The result is not merely a description of a photograph but a set of constraints that guide the model's generation process toward specific technical outcomes. Each parameter eliminates alternative interpretations, narrowing the probability distribution until the output converges on the intended result. This is the fundamental shift: from requesting qualities the model cannot reliably interpret, to specifying physical systems whose behavior is consistent and predictable.
For related approaches to technical portrait construction, see our guide to mastering dramatic feathered portraits for lighting ratio principles, or mastering Midjourney street portraits for environmental context control.
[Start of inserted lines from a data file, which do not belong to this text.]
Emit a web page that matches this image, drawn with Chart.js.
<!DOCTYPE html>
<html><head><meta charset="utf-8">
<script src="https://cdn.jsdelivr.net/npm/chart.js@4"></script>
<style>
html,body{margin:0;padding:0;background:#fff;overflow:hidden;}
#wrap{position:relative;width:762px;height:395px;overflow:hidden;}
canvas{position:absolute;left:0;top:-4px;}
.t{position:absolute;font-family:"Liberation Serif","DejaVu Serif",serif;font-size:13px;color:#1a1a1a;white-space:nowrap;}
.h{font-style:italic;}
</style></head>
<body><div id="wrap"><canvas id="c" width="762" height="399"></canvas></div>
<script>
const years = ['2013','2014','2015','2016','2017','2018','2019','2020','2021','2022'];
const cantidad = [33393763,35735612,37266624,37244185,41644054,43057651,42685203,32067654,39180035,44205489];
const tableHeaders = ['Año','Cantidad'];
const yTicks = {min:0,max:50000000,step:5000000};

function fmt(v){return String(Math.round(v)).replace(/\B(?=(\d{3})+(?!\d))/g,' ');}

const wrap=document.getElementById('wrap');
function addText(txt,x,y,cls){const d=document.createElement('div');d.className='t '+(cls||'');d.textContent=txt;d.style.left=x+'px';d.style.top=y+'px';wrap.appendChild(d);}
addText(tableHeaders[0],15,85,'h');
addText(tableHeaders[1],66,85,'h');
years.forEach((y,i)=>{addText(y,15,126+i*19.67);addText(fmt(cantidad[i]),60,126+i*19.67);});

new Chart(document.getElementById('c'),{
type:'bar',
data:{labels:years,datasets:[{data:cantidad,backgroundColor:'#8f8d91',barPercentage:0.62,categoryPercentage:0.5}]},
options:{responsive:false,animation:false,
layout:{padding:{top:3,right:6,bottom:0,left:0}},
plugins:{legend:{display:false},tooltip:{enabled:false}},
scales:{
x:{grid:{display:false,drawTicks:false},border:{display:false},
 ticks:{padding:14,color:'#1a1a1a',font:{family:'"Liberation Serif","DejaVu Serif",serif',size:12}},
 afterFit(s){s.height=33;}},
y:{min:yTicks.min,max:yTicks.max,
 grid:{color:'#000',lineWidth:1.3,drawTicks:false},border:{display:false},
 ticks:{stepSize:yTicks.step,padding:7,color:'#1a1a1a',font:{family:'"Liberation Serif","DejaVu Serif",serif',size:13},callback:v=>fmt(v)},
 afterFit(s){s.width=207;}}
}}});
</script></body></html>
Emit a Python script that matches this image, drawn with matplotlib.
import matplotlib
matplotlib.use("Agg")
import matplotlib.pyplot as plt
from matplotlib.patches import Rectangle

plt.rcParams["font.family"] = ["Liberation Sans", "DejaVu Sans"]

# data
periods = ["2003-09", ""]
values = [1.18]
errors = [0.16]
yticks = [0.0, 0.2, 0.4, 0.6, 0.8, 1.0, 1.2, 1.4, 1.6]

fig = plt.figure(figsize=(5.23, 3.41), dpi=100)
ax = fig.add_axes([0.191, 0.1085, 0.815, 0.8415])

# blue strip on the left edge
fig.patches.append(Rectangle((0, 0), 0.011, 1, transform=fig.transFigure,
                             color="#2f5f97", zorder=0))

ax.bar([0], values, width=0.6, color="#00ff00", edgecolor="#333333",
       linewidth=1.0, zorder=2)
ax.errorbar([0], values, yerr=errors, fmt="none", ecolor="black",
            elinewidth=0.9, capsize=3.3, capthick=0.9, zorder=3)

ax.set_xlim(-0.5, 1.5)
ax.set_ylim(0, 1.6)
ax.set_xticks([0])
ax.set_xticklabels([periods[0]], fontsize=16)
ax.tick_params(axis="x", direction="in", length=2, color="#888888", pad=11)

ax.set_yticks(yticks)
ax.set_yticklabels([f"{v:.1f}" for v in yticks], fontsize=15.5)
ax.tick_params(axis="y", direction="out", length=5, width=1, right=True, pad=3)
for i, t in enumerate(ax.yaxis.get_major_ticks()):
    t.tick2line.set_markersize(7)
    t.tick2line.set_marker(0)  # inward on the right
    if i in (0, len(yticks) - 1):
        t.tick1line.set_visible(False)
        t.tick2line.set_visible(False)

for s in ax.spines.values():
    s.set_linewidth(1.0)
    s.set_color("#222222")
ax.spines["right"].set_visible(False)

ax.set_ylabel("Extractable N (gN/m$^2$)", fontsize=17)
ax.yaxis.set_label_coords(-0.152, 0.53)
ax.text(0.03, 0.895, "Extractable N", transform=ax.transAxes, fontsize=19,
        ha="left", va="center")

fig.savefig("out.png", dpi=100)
The Midjourney platform documentation provides additional parameter reference for advanced rendering control.
The men's fashion portrait succeeds when every element—skin, garment, lighting, capture—operates as a specified physical system rather than an aesthetic aspiration. This approach demands more prompt engineering than requesting "elegant man in suit," but the return is consistent, controllable output that matches professional editorial photography in its technical precision and visual authority.
Label: Fashion
Key Principle: Treat every prompt as technical specifications for a physical shoot: name equipment with positions and temperatures, describe garments through construction hierarchy, and specify skin through measurable surface properties rather than quality judgments.